* **PROBLEM DESCRIPTION**
Scan the following material for the string "that" and copy each line in which it appears.

* **INFORMATION SUPPLIED**
##############################
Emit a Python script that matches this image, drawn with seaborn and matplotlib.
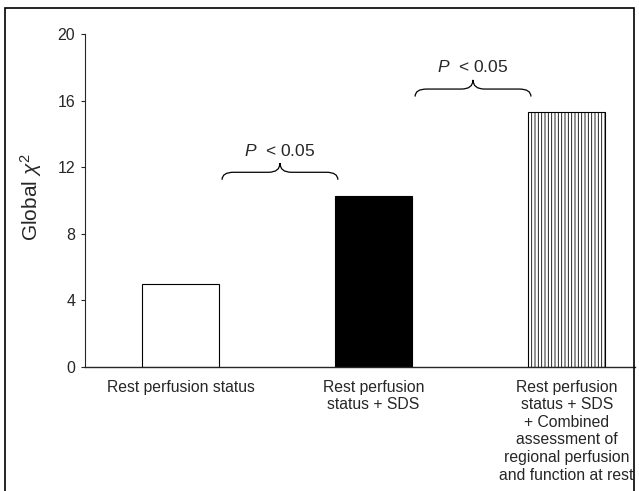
##############################
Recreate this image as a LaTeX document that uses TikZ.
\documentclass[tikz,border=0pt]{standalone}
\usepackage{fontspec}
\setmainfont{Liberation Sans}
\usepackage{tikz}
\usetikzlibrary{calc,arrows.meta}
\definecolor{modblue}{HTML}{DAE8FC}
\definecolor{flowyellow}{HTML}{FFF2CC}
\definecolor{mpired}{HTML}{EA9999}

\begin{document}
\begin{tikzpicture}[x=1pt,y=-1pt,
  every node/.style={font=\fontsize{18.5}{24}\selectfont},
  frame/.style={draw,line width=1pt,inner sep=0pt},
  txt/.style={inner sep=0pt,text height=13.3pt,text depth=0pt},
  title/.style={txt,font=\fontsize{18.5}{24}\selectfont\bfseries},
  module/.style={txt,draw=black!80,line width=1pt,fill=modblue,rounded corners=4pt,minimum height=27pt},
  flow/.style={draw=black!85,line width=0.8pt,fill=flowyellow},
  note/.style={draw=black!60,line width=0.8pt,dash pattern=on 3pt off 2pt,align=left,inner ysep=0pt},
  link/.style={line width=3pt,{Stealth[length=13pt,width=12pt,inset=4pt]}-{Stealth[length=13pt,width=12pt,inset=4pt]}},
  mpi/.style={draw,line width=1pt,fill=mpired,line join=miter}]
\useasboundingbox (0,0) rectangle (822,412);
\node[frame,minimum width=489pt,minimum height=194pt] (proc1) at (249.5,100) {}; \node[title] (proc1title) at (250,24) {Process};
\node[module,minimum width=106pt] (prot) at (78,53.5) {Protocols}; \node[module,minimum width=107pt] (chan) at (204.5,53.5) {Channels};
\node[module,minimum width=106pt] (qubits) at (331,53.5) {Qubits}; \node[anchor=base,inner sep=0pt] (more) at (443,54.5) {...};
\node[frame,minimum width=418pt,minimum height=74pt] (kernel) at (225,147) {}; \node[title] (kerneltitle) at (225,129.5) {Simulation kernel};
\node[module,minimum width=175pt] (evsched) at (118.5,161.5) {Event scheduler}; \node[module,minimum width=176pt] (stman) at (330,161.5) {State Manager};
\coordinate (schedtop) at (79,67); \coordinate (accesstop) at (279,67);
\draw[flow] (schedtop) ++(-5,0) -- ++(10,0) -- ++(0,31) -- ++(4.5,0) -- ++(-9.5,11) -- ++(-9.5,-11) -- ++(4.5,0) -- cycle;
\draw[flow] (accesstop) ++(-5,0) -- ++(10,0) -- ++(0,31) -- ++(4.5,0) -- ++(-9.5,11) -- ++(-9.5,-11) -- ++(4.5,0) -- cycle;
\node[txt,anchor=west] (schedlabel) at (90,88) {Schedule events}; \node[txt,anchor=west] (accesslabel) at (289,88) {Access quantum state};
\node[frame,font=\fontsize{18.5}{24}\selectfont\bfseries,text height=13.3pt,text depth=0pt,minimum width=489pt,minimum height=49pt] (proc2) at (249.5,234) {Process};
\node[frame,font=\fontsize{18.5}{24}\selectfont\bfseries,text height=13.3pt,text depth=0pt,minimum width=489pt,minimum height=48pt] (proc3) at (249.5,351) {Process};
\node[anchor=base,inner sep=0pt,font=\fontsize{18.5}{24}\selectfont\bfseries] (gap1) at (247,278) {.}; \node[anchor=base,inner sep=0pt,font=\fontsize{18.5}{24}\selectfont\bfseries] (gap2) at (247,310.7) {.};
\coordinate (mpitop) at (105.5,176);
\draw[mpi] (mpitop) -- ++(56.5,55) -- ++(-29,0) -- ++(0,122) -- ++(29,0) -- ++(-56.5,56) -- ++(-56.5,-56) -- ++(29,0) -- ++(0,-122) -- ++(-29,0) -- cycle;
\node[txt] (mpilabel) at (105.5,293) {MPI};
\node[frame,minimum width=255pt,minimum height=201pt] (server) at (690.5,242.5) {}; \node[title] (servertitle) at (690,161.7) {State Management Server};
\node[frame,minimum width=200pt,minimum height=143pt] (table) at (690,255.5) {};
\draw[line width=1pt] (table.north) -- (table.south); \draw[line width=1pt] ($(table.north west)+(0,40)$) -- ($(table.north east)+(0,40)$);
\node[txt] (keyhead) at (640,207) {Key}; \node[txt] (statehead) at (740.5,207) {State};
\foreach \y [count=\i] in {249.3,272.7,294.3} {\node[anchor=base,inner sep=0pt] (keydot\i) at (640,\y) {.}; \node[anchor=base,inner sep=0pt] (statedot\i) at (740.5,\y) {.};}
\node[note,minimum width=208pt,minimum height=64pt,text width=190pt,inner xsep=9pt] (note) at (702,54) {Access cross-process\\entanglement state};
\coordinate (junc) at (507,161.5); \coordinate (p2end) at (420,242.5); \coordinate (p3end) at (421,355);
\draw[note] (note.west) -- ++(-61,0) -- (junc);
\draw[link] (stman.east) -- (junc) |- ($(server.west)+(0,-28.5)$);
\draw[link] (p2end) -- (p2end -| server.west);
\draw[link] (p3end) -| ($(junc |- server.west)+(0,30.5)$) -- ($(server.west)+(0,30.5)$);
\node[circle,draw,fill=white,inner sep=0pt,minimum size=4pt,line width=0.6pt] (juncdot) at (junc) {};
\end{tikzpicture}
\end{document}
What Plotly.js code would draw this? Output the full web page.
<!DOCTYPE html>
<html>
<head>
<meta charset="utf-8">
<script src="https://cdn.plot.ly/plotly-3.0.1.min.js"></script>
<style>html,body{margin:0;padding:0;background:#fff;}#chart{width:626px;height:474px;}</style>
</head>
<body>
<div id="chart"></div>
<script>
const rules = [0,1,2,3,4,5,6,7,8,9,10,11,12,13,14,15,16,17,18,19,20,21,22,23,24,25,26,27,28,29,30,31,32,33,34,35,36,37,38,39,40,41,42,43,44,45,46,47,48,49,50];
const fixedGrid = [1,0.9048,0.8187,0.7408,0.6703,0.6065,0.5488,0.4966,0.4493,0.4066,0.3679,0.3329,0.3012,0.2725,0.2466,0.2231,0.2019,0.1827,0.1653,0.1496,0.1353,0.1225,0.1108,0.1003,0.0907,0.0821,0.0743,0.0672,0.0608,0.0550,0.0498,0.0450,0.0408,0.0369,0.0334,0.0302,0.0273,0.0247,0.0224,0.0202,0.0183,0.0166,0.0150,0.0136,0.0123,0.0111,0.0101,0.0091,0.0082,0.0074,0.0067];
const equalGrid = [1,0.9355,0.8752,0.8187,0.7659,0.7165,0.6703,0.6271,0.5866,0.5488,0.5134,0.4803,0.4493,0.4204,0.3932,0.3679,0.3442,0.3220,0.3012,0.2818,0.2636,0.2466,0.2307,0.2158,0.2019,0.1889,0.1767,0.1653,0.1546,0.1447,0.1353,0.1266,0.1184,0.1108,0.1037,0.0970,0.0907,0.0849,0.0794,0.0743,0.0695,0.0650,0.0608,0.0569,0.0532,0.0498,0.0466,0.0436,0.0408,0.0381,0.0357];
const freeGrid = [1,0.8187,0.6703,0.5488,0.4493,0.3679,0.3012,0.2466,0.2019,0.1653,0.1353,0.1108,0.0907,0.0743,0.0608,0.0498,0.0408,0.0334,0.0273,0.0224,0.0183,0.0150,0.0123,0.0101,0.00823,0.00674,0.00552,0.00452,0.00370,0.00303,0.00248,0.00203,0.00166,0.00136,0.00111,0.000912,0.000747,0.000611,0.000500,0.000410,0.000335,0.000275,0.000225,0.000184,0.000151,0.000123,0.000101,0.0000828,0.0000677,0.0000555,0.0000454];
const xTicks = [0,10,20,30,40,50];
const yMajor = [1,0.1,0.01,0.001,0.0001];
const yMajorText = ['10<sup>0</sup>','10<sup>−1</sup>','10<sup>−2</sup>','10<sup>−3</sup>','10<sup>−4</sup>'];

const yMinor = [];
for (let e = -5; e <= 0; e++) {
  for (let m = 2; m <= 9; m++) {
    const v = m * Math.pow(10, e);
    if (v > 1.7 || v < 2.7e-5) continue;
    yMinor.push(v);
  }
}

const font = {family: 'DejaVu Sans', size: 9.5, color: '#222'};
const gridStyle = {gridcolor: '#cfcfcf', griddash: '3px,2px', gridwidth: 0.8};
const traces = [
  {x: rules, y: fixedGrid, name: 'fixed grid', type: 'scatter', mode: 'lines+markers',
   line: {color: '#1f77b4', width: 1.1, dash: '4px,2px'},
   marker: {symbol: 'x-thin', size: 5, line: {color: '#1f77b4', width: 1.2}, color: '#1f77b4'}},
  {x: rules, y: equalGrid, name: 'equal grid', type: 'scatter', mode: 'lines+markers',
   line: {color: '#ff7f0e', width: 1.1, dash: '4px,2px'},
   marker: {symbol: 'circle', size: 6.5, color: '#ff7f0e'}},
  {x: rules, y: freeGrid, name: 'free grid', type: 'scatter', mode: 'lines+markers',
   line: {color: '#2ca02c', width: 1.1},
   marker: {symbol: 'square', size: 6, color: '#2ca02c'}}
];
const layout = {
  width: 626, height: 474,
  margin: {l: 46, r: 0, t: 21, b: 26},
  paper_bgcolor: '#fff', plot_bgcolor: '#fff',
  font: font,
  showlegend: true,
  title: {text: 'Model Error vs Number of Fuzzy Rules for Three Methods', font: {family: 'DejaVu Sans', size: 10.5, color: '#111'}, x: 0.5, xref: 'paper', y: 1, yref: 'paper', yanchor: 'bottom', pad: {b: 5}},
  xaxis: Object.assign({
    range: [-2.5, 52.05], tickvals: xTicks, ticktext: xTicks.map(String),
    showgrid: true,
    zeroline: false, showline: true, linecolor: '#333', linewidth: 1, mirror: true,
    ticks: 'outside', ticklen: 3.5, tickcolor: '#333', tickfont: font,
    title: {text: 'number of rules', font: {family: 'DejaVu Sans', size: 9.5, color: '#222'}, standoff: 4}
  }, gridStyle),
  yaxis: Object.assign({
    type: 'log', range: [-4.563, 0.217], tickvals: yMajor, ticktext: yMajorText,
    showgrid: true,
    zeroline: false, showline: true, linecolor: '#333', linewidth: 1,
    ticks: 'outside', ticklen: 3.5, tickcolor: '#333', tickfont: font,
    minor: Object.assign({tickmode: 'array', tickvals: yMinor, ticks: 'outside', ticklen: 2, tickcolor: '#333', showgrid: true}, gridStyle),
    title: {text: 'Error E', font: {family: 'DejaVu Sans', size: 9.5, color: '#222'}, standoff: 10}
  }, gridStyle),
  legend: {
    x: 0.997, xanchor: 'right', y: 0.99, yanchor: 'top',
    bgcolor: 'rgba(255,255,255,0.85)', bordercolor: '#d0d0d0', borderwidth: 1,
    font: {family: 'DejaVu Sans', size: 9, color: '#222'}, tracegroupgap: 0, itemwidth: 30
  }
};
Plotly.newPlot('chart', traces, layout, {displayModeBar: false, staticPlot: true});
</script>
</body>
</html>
##############################
* **PROBLEM SOLUTION**
Emit a Python script that matches this image, drawn with seaborn and matplotlib.
Recreate this image as a LaTeX document that uses TikZ.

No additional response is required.